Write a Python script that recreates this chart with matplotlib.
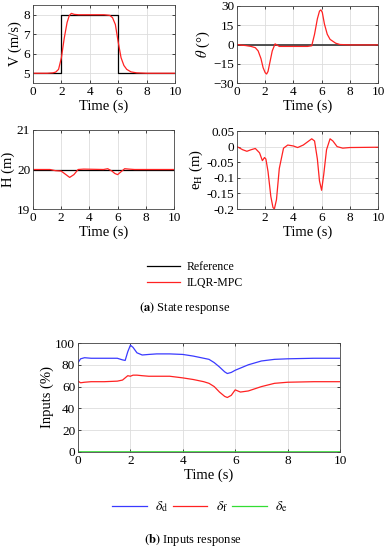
import numpy as np
import matplotlib
matplotlib.use('Agg')
import matplotlib.pyplot as plt
from matplotlib.lines import Line2D

plt.rcParams['font.family'] = ['Liberation Serif', 'DejaVu Serif']
plt.rcParams['mathtext.fontset'] = 'stix'
plt.rcParams['font.size'] = 9

RED = '#ff2222'
BLUE = '#3a3aff'
GREEN = '#33dd33'

# ---- state response data ----
t_ref = [0, 2, 2, 6, 6, 10]
v_ref = [5, 5, 8, 8, 5, 5]
t_v = [0, 1.0, 1.4, 1.6, 1.8, 2.0, 2.2, 2.4, 2.55, 2.7, 2.9, 3.2, 5.0, 5.4, 5.6, 5.8, 6.0, 6.2, 6.4, 6.6, 6.9, 7.3, 8, 10]
v_red = [5, 5, 5.02, 5.06, 5.2, 5.8, 6.8, 7.6, 7.95, 8.07, 8.02, 8.0, 8.0, 7.97, 7.85, 7.5, 6.6, 5.8, 5.4, 5.2, 5.07, 5.02, 5, 5]

t_th = [0, 0.3, 0.6, 1.0, 1.3, 1.5, 1.7, 1.85, 2.0, 2.1, 2.2, 2.35, 2.5, 2.7, 2.85, 3.0, 4.0, 5.0, 5.3, 5.5, 5.7, 5.85, 5.95, 6.05, 6.2, 6.4, 6.6, 6.8, 7.0, 7.3, 8, 10]
th_red = [0, -0.5, -0.8, -1.5, -2.5, -5, -11, -18, -22, -23, -21, -13, -5, 0.5, -0.5, -1.5, -1.5, -1.5, -1, 8, 20, 26, 27, 25, 16, 8, 4, 2.5, 1, 0, -0.3, -0.3]
th_ref = [0, 0, 0, 0, 0, 0]

t_h = [0, 1.2, 1.6, 2.0, 2.3, 2.6, 2.9, 3.2, 3.6, 5.0, 5.3, 5.6, 5.8, 6.0, 6.2, 6.5, 6.8, 7.2, 10]
h_red = [20, 20, 19.97, 19.96, 19.88, 19.8, 19.87, 20, 20.01, 20.0, 20.02, 19.96, 19.9, 19.87, 19.93, 20.02, 20.01, 20, 20]
h_ref = [20, 20, 20, 20, 20, 20]

t_eh = [0, 0.4, 0.7, 1.0, 1.3, 1.6, 1.8, 1.95, 2.05, 2.2, 2.4, 2.55, 2.65, 2.8, 3.0, 3.3, 3.6, 4.0, 4.3, 4.7, 5.0, 5.3, 5.5, 5.7, 5.85, 6.0, 6.15, 6.35, 6.6, 6.8, 7.1, 7.5, 8.0, 10]
eh_red = [0, -0.01, -0.015, -0.01, -0.006, -0.02, -0.045, -0.035, -0.04, -0.08, -0.16, -0.195, -0.2, -0.17, -0.07, -0.005, 0.005, 0.002, -0.003, 0.005, 0.015, 0.025, 0.018, -0.04, -0.11, -0.14, -0.09, -0.01, 0.025, 0.018, 0.0, -0.005, -0.003, -0.002]

# ---- inputs data ----
t_u = [0, 0.1, 0.25, 0.5, 1.0, 1.5, 1.7, 1.8, 1.9, 2.0, 2.1, 2.25, 2.45, 2.7, 3.0, 3.5, 4.0, 4.4, 4.8, 5.0, 5.2, 5.4, 5.6, 5.7, 5.85, 6.0, 6.2, 6.5, 7.0, 7.5, 8.0, 9.0, 10]
u_d = [82, 85.5, 86.5, 86, 86, 86, 84.5, 84, 92, 98, 96, 91, 89, 89.5, 90, 90, 89.5, 88, 86, 85, 82, 78, 73.5, 72, 73, 75, 77, 80, 83.5, 85, 85.5, 86, 86]
u_f = [65, 63.5, 64, 64.5, 64.5, 65, 66, 68, 70, 69.5, 70.5, 70.5, 70, 69.5, 69.5, 69.5, 68, 66.5, 64.5, 63, 60, 55, 51, 50, 52, 57, 55, 56, 60, 63, 64, 64.5, 64.5]
u_e = [0] * len(t_u)

fig = plt.figure(figsize=(3.87, 5.5), dpi=100)
W, H = 387, 550


def add_ax(x0, x1, ytop, ybot):
    return fig.add_axes([x0 / W, 1 - ybot / H, (x1 - x0) / W, (ybot - ytop) / H])


def style(ax):
    ax.grid(True, color='#dddddd', linewidth=0.6)
    ax.set_axisbelow(True)
    ax.tick_params(direction='in', length=2, width=0.5, top=True, right=True, pad=2, labelsize=9.5)
    for s in ax.spines.values():
        s.set_linewidth(0.6)
        s.set_color('#444444')
    ax.set_xlim(0, 10)
    ax.set_xlabel('Time (s)', fontsize=10.5, labelpad=1)


# V
ax1 = add_ax(33, 175, 5, 83)
ax1.plot(t_ref, v_ref, color='black', lw=0.9)
ax1.plot(t_v, v_red, color=RED, lw=0.9)
ax1.set_ylim(4.5, 8.5)
ax1.set_yticks([5, 6, 7, 8])
ax1.set_xticks([0, 2, 4, 6, 8, 10])
ax1.set_ylabel('V (m/s)', fontsize=10.5, labelpad=1)
style(ax1)

# theta
ax2 = add_ax(237, 378, 6, 83)
ax2.plot(t_ref, th_ref, color='#333333', lw=1.2)
ax2.plot(t_th, th_red, color=RED, lw=0.9)
ax2.set_ylim(-30, 30)
ax2.set_yticks([-30, -15, 0, 15, 30])
ax2.set_xticks([0, 2, 4, 6, 8, 10])
ax2.set_ylabel(r'$\theta$ (°)', fontsize=10.5, labelpad=1)
style(ax2)

# H
ax3 = add_ax(33, 174, 130, 209)
ax3.plot(t_ref, h_ref, color='black', lw=0.9)
ax3.plot(t_h, h_red, color=RED, lw=0.9)
ax3.set_ylim(19, 21)
ax3.set_yticks([19, 20, 21])
ax3.set_xticks([0, 2, 4, 6, 8, 10])
ax3.set_ylabel('H (m)', fontsize=10.5, labelpad=1)
style(ax3)

# e_H
ax4 = add_ax(237, 378, 131, 209)
ax4.plot(t_eh, eh_red, color=RED, lw=0.9)
ax4.set_ylim(-0.2, 0.05)
ax4.set_yticks([-0.2, -0.15, -0.1, -0.05, 0, 0.05])
ax4.set_yticklabels(['-0.2', '-0.15', '-0.1', '-0.05', '0', '0.05'])
ax4.set_xticks([2, 4, 6, 8, 10])
ax4.set_ylabel(r'e$_\mathrm{H}$ (m)', fontsize=10.5, labelpad=1)
style(ax4)

# legend (a)
handles_a = [Line2D([], [], color='black', lw=0.9), Line2D([], [], color=RED, lw=0.9)]
fig.legend(handles_a, ['Reference', 'ILQR-MPC'], loc='center', bbox_to_anchor=(195 / W, 1 - 275 / H),
           frameon=False, fontsize=8.5, handlelength=2.8, labelspacing=0.3, handletextpad=0.6)
fig.text(185 / W, 1 - 308 / H, r'$\mathbf{(a)}$ State response', ha='center', va='center', fontsize=9)

# inputs
ax5 = add_ax(78, 340, 343, 452)
ax5.plot(t_u, u_d, color=BLUE, lw=0.9)
ax5.plot(t_u, u_f, color=RED, lw=0.9)
ax5.plot(t_u, u_e, color=GREEN, lw=1.2)
ax5.set_ylim(0, 100)
ax5.set_yticks([0, 20, 40, 60, 80, 100])
ax5.set_xticks([0, 2, 4, 6, 8, 10])
ax5.set_ylabel('Inputs (%)', fontsize=10.5, labelpad=1)
style(ax5)

handles_b = [Line2D([], [], color=BLUE, lw=0.9), Line2D([], [], color=RED, lw=0.9),
             Line2D([], [], color=GREEN, lw=0.9)]
fig.legend(handles_b, [r'$\delta_\mathrm{d}$', r'$\delta_\mathrm{f}$', r'$\delta_\mathrm{e}$'],
           loc='center', bbox_to_anchor=(200 / W, 1 - 507 / H), ncol=3, frameon=False, fontsize=10,
           handlelength=2.5, handletextpad=0.6, columnspacing=0.3)
fig.text(193 / W, 1 - 540 / H, r'$\mathbf{(b)}$ Inputs response', ha='center', va='center', fontsize=9)

fig.savefig('out.png', dpi=100)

Written request ▸
Everything from the top line of the data down to and including the line with "from matplotlib.lines import Line2D" is to be copied, except the pictures.

Completed task ▸
Write a Python script that recreates this chart with matplotlib.
import numpy as np
import matplotlib
matplotlib.use('Agg')
import matplotlib.pyplot as plt
from matplotlib.lines import Line2D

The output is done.